▸ **Aim**: Without the pictures, repeat the listing character for character.

▸ **Dataset content**:
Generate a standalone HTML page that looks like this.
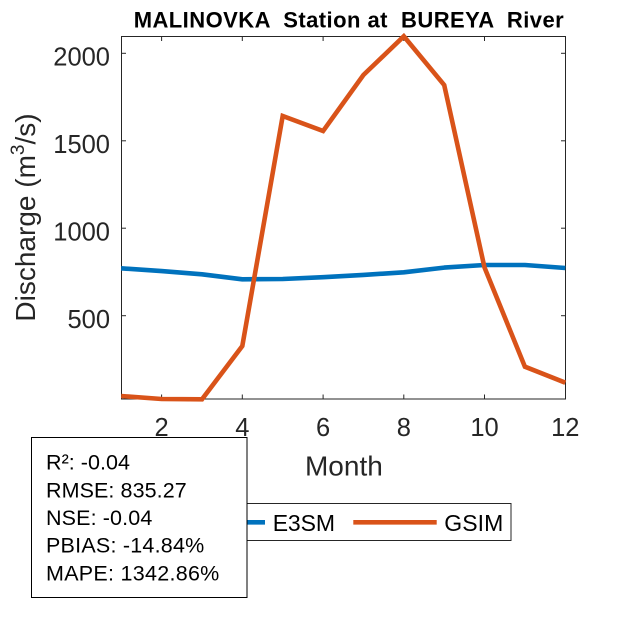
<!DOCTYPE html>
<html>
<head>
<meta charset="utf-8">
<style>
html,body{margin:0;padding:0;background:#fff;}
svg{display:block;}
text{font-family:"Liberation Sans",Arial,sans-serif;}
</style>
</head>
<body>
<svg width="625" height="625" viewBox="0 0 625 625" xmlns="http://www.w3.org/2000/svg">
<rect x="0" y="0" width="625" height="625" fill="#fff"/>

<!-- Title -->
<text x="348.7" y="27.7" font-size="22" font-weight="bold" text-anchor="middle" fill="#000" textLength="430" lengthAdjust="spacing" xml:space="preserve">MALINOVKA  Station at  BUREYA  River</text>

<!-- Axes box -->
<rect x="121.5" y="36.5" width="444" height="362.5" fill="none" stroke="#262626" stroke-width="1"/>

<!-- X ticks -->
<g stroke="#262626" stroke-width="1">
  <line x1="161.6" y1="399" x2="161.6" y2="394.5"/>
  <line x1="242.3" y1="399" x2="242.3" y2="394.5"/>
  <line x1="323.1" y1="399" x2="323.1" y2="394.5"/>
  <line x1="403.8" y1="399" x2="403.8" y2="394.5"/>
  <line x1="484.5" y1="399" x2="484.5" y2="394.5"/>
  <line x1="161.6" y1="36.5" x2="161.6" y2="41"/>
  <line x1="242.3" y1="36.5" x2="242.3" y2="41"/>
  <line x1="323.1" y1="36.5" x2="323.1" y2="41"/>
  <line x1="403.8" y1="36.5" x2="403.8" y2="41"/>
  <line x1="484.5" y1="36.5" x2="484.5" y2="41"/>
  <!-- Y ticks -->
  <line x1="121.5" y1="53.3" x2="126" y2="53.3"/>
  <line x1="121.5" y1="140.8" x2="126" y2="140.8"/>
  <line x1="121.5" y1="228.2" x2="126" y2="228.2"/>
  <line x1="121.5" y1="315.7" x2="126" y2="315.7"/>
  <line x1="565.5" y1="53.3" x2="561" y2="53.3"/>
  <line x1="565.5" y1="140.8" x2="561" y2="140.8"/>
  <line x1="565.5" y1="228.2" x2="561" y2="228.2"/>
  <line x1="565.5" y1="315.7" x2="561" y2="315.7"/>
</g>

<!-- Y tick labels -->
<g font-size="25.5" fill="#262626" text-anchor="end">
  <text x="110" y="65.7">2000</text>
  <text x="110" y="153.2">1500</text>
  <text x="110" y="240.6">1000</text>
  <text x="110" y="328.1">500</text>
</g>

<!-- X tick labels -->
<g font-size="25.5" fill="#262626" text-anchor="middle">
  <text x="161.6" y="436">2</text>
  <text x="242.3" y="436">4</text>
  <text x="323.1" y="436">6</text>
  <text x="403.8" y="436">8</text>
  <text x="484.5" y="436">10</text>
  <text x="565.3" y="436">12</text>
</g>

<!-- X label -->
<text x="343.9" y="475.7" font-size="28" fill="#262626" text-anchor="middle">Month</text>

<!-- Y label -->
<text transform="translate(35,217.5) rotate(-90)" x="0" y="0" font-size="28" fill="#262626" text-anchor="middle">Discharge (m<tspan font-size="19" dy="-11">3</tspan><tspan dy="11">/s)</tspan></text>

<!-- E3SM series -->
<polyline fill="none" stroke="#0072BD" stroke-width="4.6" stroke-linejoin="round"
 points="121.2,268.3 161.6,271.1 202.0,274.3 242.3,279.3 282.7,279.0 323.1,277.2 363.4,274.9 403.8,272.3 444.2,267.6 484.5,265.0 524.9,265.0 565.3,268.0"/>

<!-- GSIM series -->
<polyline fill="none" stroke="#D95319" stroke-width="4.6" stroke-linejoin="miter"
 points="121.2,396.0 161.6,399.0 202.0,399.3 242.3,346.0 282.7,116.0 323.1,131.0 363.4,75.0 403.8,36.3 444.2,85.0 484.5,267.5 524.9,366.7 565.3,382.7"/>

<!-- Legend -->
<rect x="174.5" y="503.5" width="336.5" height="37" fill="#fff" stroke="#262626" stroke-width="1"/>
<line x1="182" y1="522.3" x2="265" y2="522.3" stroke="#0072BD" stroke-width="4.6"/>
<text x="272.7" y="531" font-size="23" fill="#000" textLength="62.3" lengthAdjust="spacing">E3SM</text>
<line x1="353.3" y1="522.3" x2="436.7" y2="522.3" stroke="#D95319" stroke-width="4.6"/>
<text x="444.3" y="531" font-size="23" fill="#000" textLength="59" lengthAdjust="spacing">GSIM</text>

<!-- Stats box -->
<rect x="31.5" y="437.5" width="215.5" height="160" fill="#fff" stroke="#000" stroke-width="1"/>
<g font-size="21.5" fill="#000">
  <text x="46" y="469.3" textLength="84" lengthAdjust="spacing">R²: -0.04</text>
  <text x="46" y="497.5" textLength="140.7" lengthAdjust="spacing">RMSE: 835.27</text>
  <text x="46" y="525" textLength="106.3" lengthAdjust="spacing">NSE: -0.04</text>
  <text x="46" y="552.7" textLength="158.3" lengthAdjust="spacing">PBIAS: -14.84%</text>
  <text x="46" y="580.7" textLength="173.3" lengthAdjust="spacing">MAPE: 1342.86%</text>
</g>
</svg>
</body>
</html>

▸ **Expected answer**:
Generate a standalone HTML page that looks like this.
<!DOCTYPE html>
<html>
<head>
<meta charset="utf-8">
<style>
html,body{margin:0;padding:0;background:#fff;}
svg{display:block;}
text{font-family:"Liberation Sans",Arial,sans-serif;}
</style>
</head>
<body>
<svg width="625" height="625" viewBox="0 0 625 625" xmlns="http://www.w3.org/2000/svg">
<rect x="0" y="0" width="625" height="625" fill="#fff"/>

<!-- Title -->
<text x="348.7" y="27.7" font-size="22" font-weight="bold" text-anchor="middle" fill="#000" textLength="430" lengthAdjust="spacing" xml:space="preserve">MALINOVKA  Station at  BUREYA  River</text>

<!-- Axes box -->
<rect x="121.5" y="36.5" width="444" height="362.5" fill="none" stroke="#262626" stroke-width="1"/>

<!-- X ticks -->
<g stroke="#262626" stroke-width="1">
  <line x1="161.6" y1="399" x2="161.6" y2="394.5"/>
  <line x1="242.3" y1="399" x2="242.3" y2="394.5"/>
  <line x1="323.1" y1="399" x2="323.1" y2="394.5"/>
  <line x1="403.8" y1="399" x2="403.8" y2="394.5"/>
  <line x1="484.5" y1="399" x2="484.5" y2="394.5"/>
  <line x1="161.6" y1="36.5" x2="161.6" y2="41"/>
  <line x1="242.3" y1="36.5" x2="242.3" y2="41"/>
  <line x1="323.1" y1="36.5" x2="323.1" y2="41"/>
  <line x1="403.8" y1="36.5" x2="403.8" y2="41"/>
  <line x1="484.5" y1="36.5" x2="484.5" y2="41"/>
  <!-- Y ticks -->
  <line x1="121.5" y1="53.3" x2="126" y2="53.3"/>
  <line x1="121.5" y1="140.8" x2="126" y2="140.8"/>
  <line x1="121.5" y1="228.2" x2="126" y2="228.2"/>
  <line x1="121.5" y1="315.7" x2="126" y2="315.7"/>
  <line x1="565.5" y1="53.3" x2="561" y2="53.3"/>
  <line x1="565.5" y1="140.8" x2="561" y2="140.8"/>
  <line x1="565.5" y1="228.2" x2="561" y2="228.2"/>
  <line x1="565.5" y1="315.7" x2="561" y2="315.7"/>
</g>

<!-- Y tick labels -->
<g font-size="25.5" fill="#262626" text-anchor="end">
  <text x="110" y="65.7">2000</text>
  <text x="110" y="153.2">1500</text>
  <text x="110" y="240.6">1000</text>
  <text x="110" y="328.1">500</text>
</g>

<!-- X tick labels -->
<g font-size="25.5" fill="#262626" text-anchor="middle">
  <text x="161.6" y="436">2</text>
  <text x="242.3" y="436">4</text>
  <text x="323.1" y="436">6</text>
  <text x="403.8" y="436">8</text>
  <text x="484.5" y="436">10</text>
  <text x="565.3" y="436">12</text>
</g>

<!-- X label -->
<text x="343.9" y="475.7" font-size="28" fill="#262626" text-anchor="middle">Month</text>

<!-- Y label -->
<text transform="translate(35,217.5) rotate(-90)" x="0" y="0" font-size="28" fill="#262626" text-anchor="middle">Discharge (m<tspan font-size="19" dy="-11">3</tspan><tspan dy="11">/s)</tspan></text>

<!-- E3SM series -->
<polyline fill="none" stroke="#0072BD" stroke-width="4.6" stroke-linejoin="round"
 points="121.2,268.3 161.6,271.1 202.0,274.3 242.3,279.3 282.7,279.0 323.1,277.2 363.4,274.9 403.8,272.3 444.2,267.6 484.5,265.0 524.9,265.0 565.3,268.0"/>

<!-- GSIM series -->
<polyline fill="none" stroke="#D95319" stroke-width="4.6" stroke-linejoin="miter"
 points="121.2,396.0 161.6,399.0 202.0,399.3 242.3,346.0 282.7,116.0 323.1,131.0 363.4,75.0 403.8,36.3 444.2,85.0 484.5,267.5 524.9,366.7 565.3,382.7"/>

<!-- Legend -->
<rect x="174.5" y="503.5" width="336.5" height="37" fill="#fff" stroke="#262626" stroke-width="1"/>
<line x1="182" y1="522.3" x2="265" y2="522.3" stroke="#0072BD" stroke-width="4.6"/>
<text x="272.7" y="531" font-size="23" fill="#000" textLength="62.3" lengthAdjust="spacing">E3SM</text>
<line x1="353.3" y1="522.3" x2="436.7" y2="522.3" stroke="#D95319" stroke-width="4.6"/>
<text x="444.3" y="531" font-size="23" fill="#000" textLength="59" lengthAdjust="spacing">GSIM</text>

<!-- Stats box -->
<rect x="31.5" y="437.5" width="215.5" height="160" fill="#fff" stroke="#000" stroke-width="1"/>
<g font-size="21.5" fill="#000">
  <text x="46" y="469.3" textLength="84" lengthAdjust="spacing">R²: -0.04</text>
  <text x="46" y="497.5" textLength="140.7" lengthAdjust="spacing">RMSE: 835.27</text>
  <text x="46" y="525" textLength="106.3" lengthAdjust="spacing">NSE: -0.04</text>
  <text x="46" y="552.7" textLength="158.3" lengthAdjust="spacing">PBIAS: -14.84%</text>
  <text x="46" y="580.7" textLength="173.3" lengthAdjust="spacing">MAPE: 1342.86%</text>
</g>
</svg>
</body>
</html>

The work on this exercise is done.